■ EXERCISE BRIEF
Copy each line below that contains "chart".

■ DATA BLOCK
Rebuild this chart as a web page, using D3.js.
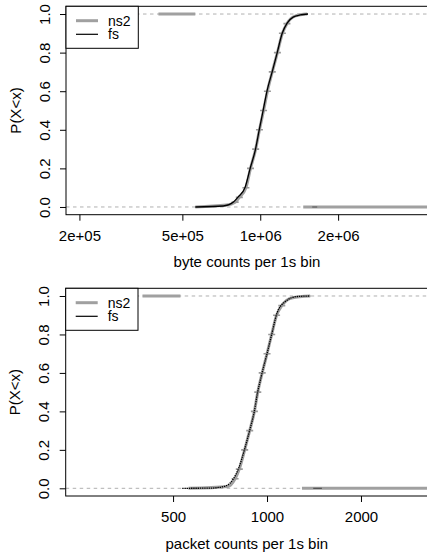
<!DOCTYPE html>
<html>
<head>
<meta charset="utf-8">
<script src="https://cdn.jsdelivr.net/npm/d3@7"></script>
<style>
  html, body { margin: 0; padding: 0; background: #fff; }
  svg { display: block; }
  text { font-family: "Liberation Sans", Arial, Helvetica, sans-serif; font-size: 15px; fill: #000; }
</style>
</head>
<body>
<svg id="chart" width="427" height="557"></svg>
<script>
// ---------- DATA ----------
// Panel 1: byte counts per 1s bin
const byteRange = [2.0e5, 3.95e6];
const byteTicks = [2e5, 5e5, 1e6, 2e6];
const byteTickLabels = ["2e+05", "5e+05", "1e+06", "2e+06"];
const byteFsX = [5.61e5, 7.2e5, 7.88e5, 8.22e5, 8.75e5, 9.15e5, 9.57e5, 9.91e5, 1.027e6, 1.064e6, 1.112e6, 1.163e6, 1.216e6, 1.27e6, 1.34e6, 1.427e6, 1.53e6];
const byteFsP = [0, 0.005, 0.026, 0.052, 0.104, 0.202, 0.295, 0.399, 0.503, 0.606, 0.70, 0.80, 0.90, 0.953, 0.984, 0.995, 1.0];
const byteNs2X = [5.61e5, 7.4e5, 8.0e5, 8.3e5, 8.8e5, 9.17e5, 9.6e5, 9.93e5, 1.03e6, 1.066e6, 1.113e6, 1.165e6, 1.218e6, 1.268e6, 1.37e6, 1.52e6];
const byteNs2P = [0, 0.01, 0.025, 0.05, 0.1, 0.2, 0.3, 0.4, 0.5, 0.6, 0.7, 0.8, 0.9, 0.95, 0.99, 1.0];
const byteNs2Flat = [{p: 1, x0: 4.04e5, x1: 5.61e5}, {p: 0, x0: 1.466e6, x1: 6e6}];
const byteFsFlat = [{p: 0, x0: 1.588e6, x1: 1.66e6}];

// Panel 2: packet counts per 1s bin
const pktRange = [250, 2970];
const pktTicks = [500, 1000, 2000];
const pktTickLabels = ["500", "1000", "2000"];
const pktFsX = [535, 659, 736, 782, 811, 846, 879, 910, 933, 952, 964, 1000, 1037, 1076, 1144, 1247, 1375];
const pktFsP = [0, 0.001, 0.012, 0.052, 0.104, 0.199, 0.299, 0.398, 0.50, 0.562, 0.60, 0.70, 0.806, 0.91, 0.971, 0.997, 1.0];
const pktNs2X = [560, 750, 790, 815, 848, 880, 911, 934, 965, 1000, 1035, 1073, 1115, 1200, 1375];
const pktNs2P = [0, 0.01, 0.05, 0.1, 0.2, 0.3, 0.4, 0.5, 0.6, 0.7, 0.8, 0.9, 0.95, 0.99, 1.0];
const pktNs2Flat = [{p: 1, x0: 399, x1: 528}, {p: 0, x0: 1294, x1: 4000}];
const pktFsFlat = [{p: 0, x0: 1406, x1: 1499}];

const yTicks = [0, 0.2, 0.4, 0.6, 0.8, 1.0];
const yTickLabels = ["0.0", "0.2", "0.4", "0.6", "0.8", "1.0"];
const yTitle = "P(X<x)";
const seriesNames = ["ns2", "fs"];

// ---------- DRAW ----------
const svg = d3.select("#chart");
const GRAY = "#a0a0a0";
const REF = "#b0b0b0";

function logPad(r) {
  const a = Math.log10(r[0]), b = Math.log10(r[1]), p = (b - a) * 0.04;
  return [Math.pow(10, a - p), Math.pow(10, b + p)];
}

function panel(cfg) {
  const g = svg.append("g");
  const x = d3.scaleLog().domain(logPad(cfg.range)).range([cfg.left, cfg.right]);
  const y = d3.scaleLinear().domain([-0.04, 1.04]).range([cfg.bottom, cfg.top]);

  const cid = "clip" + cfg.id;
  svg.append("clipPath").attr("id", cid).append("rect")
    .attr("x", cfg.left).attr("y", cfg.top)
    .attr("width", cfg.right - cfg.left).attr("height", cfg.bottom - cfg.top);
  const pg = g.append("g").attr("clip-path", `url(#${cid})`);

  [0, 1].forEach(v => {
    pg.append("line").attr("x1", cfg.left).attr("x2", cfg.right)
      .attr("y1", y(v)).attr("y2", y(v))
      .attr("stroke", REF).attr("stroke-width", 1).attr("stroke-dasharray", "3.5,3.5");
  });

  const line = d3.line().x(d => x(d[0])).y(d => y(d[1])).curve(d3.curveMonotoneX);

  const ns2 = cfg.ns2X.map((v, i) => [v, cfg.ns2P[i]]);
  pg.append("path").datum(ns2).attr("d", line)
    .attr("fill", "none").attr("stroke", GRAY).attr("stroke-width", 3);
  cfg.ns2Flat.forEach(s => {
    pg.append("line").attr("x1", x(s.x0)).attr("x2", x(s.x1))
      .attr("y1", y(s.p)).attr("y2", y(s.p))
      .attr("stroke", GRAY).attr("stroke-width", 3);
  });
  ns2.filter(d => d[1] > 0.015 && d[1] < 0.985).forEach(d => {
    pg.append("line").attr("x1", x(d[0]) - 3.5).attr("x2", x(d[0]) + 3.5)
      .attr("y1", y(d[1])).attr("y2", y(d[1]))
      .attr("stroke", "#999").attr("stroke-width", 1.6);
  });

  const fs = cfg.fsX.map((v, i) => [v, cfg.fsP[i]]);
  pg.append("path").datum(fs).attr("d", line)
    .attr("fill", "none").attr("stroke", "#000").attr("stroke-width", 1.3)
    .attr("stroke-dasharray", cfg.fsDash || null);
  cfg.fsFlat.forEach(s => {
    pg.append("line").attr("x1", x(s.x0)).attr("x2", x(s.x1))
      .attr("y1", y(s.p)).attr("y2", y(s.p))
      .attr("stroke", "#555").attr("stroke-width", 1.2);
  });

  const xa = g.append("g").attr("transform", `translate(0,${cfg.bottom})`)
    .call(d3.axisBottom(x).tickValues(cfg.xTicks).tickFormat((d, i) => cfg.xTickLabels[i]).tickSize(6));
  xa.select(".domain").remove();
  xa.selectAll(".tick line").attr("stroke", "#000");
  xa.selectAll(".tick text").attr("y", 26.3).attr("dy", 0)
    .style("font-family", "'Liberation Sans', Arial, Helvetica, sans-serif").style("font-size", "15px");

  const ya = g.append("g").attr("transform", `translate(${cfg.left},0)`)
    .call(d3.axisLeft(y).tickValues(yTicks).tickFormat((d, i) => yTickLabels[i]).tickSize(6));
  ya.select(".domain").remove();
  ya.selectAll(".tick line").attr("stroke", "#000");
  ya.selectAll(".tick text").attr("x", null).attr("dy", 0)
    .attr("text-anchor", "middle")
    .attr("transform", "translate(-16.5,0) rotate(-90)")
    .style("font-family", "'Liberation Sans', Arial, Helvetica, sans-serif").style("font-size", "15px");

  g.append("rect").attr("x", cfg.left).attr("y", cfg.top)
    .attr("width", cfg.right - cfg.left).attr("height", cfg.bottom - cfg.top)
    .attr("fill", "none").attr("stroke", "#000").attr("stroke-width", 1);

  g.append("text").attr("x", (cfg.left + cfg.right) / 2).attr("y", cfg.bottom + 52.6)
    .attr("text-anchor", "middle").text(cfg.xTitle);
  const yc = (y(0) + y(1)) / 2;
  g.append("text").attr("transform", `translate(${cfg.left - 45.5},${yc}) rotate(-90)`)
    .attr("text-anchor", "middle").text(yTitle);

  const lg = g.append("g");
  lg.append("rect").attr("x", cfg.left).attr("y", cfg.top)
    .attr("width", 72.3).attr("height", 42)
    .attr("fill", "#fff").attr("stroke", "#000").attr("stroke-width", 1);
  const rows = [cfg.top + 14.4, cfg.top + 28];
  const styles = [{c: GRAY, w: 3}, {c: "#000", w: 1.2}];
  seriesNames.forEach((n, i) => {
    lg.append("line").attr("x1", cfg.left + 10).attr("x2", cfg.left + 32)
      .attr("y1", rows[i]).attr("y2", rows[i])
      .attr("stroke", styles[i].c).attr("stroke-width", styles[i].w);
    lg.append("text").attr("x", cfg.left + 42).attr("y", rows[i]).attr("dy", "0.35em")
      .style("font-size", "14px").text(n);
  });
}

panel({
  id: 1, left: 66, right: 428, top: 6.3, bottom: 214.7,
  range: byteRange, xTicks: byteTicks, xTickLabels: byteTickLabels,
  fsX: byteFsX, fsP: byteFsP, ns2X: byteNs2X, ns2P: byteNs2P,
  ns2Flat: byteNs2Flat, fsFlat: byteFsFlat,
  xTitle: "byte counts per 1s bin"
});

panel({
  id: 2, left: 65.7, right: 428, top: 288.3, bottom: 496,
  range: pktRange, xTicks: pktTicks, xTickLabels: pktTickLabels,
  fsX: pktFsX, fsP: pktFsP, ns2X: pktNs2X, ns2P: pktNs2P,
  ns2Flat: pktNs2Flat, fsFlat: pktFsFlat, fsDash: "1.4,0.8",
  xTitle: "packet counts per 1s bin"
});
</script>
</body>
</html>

■ FINISHED TASK
Rebuild this chart as a web page, using D3.js.
<svg id="chart" width="427" height="557"></svg>
const svg = d3.select("#chart");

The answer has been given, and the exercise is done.